Exercise aim: Restate the listing below word for word, omitting any images.

Recorded information:
- - - - - - -
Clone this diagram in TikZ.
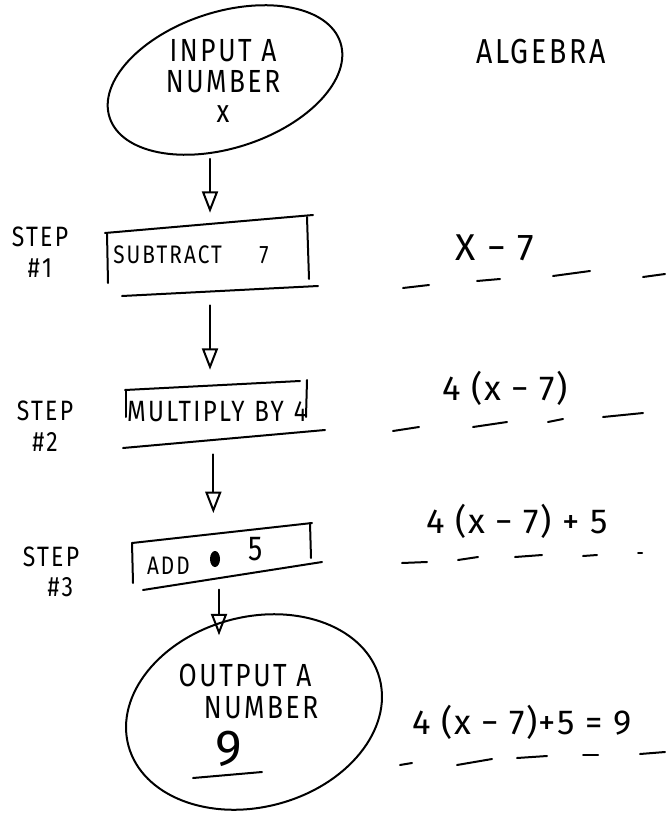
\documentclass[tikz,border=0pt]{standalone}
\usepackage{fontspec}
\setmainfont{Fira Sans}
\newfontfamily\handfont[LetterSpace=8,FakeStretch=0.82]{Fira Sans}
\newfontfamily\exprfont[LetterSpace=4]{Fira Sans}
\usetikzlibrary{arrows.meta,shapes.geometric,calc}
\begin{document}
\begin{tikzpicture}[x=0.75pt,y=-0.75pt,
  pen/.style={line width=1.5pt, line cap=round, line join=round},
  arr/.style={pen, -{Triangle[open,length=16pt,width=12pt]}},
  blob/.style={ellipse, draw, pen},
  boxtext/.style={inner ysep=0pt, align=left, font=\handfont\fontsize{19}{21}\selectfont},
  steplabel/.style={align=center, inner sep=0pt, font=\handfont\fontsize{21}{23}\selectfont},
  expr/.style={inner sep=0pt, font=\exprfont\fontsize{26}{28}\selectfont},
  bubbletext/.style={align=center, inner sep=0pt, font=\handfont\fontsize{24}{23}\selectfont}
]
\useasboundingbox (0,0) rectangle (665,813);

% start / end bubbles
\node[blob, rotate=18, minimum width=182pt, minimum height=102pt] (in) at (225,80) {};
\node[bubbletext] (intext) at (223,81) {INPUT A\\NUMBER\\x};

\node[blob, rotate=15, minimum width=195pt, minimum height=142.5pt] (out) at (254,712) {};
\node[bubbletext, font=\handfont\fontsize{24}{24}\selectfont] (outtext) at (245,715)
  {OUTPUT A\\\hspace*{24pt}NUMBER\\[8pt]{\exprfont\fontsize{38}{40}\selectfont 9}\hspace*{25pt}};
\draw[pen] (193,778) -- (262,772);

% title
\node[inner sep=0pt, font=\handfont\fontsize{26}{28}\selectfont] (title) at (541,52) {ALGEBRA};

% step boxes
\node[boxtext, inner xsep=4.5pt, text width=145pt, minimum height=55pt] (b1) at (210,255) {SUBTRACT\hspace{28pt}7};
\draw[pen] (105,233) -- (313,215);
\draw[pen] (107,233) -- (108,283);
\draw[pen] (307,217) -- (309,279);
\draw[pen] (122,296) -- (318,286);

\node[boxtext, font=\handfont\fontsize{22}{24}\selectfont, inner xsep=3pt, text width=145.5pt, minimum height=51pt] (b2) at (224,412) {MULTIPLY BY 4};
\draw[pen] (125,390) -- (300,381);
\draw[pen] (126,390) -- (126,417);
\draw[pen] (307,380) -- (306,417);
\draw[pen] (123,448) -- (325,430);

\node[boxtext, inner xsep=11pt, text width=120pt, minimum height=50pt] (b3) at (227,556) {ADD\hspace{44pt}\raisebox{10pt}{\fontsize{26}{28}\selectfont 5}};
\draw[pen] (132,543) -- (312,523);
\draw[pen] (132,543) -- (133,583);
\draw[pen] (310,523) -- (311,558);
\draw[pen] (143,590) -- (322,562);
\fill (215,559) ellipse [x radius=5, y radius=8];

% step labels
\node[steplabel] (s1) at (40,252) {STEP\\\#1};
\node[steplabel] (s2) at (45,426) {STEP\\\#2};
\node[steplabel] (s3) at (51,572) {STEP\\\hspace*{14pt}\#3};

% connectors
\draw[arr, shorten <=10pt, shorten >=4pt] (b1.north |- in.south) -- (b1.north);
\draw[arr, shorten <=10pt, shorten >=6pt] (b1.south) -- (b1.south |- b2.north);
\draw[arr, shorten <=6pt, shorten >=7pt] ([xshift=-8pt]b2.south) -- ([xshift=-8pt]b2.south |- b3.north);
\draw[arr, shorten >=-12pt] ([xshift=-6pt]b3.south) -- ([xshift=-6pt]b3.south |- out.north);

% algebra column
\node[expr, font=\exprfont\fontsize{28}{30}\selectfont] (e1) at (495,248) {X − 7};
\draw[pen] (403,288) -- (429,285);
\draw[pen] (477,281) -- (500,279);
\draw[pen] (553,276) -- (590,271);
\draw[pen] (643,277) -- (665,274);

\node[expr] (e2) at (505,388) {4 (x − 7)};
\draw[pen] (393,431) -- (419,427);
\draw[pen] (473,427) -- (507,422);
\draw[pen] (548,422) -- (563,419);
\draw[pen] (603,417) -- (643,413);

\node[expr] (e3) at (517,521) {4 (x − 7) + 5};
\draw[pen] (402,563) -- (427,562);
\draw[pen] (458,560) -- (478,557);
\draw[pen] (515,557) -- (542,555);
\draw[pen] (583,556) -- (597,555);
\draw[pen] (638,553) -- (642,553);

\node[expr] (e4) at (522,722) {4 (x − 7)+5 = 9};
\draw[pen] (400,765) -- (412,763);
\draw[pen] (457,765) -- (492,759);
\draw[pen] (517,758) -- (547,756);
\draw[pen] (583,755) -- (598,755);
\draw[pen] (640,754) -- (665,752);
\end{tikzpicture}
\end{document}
- - - - - - -
Expected output:
Clone this diagram in TikZ.
\documentclass[tikz,border=0pt]{standalone}
\usepackage{fontspec}
\setmainfont{Fira Sans}
\newfontfamily\handfont[LetterSpace=8,FakeStretch=0.82]{Fira Sans}
\newfontfamily\exprfont[LetterSpace=4]{Fira Sans}
\usetikzlibrary{arrows.meta,shapes.geometric,calc}
\begin{document}
\begin{tikzpicture}[x=0.75pt,y=-0.75pt,
  pen/.style={line width=1.5pt, line cap=round, line join=round},
  arr/.style={pen, -{Triangle[open,length=16pt,width=12pt]}},
  blob/.style={ellipse, draw, pen},
  boxtext/.style={inner ysep=0pt, align=left, font=\handfont\fontsize{19}{21}\selectfont},
  steplabel/.style={align=center, inner sep=0pt, font=\handfont\fontsize{21}{23}\selectfont},
  expr/.style={inner sep=0pt, font=\exprfont\fontsize{26}{28}\selectfont},
  bubbletext/.style={align=center, inner sep=0pt, font=\handfont\fontsize{24}{23}\selectfont}
]
\useasboundingbox (0,0) rectangle (665,813);

% start / end bubbles
\node[blob, rotate=18, minimum width=182pt, minimum height=102pt] (in) at (225,80) {};
\node[bubbletext] (intext) at (223,81) {INPUT A\\NUMBER\\x};

\node[blob, rotate=15, minimum width=195pt, minimum height=142.5pt] (out) at (254,712) {};
\node[bubbletext, font=\handfont\fontsize{24}{24}\selectfont] (outtext) at (245,715)
  {OUTPUT A\\\hspace*{24pt}NUMBER\\[8pt]{\exprfont\fontsize{38}{40}\selectfont 9}\hspace*{25pt}};
\draw[pen] (193,778) -- (262,772);

% title
\node[inner sep=0pt, font=\handfont\fontsize{26}{28}\selectfont] (title) at (541,52) {ALGEBRA};

% step boxes
\node[boxtext, inner xsep=4.5pt, text width=145pt, minimum height=55pt] (b1) at (210,255) {SUBTRACT\hspace{28pt}7};
\draw[pen] (105,233) -- (313,215);
\draw[pen] (107,233) -- (108,283);
\draw[pen] (307,217) -- (309,279);
\draw[pen] (122,296) -- (318,286);

\node[boxtext, font=\handfont\fontsize{22}{24}\selectfont, inner xsep=3pt, text width=145.5pt, minimum height=51pt] (b2) at (224,412) {MULTIPLY BY 4};
\draw[pen] (125,390) -- (300,381);
\draw[pen] (126,390) -- (126,417);
\draw[pen] (307,380) -- (306,417);
\draw[pen] (123,448) -- (325,430);

\node[boxtext, inner xsep=11pt, text width=120pt, minimum height=50pt] (b3) at (227,556) {ADD\hspace{44pt}\raisebox{10pt}{\fontsize{26}{28}\selectfont 5}};
\draw[pen] (132,543) -- (312,523);
\draw[pen] (132,543) -- (133,583);
\draw[pen] (310,523) -- (311,558);
\draw[pen] (143,590) -- (322,562);
\fill (215,559) ellipse [x radius=5, y radius=8];

% step labels
\node[steplabel] (s1) at (40,252) {STEP\\\#1};
\node[steplabel] (s2) at (45,426) {STEP\\\#2};
\node[steplabel] (s3) at (51,572) {STEP\\\hspace*{14pt}\#3};

% connectors
\draw[arr, shorten <=10pt, shorten >=4pt] (b1.north |- in.south) -- (b1.north);
\draw[arr, shorten <=10pt, shorten >=6pt] (b1.south) -- (b1.south |- b2.north);
\draw[arr, shorten <=6pt, shorten >=7pt] ([xshift=-8pt]b2.south) -- ([xshift=-8pt]b2.south |- b3.north);
\draw[arr, shorten >=-12pt] ([xshift=-6pt]b3.south) -- ([xshift=-6pt]b3.south |- out.north);

% algebra column
\node[expr, font=\exprfont\fontsize{28}{30}\selectfont] (e1) at (495,248) {X − 7};
\draw[pen] (403,288) -- (429,285);
\draw[pen] (477,281) -- (500,279);
\draw[pen] (553,276) -- (590,271);
\draw[pen] (643,277) -- (665,274);

\node[expr] (e2) at (505,388) {4 (x − 7)};
\draw[pen] (393,431) -- (419,427);
\draw[pen] (473,427) -- (507,422);
\draw[pen] (548,422) -- (563,419);
\draw[pen] (603,417) -- (643,413);

\node[expr] (e3) at (517,521) {4 (x − 7) + 5};
\draw[pen] (402,563) -- (427,562);
\draw[pen] (458,560) -- (478,557);
\draw[pen] (515,557) -- (542,555);
\draw[pen] (583,556) -- (597,555);
\draw[pen] (638,553) -- (642,553);

\node[expr] (e4) at (522,722) {4 (x − 7)+5 = 9};
\draw[pen] (400,765) -- (412,763);
\draw[pen] (457,765) -- (492,759);
\draw[pen] (517,758) -- (547,756);
\draw[pen] (583,755) -- (598,755);
\draw[pen] (640,754) -- (665,752);
\end{tikzpicture}
\end{document}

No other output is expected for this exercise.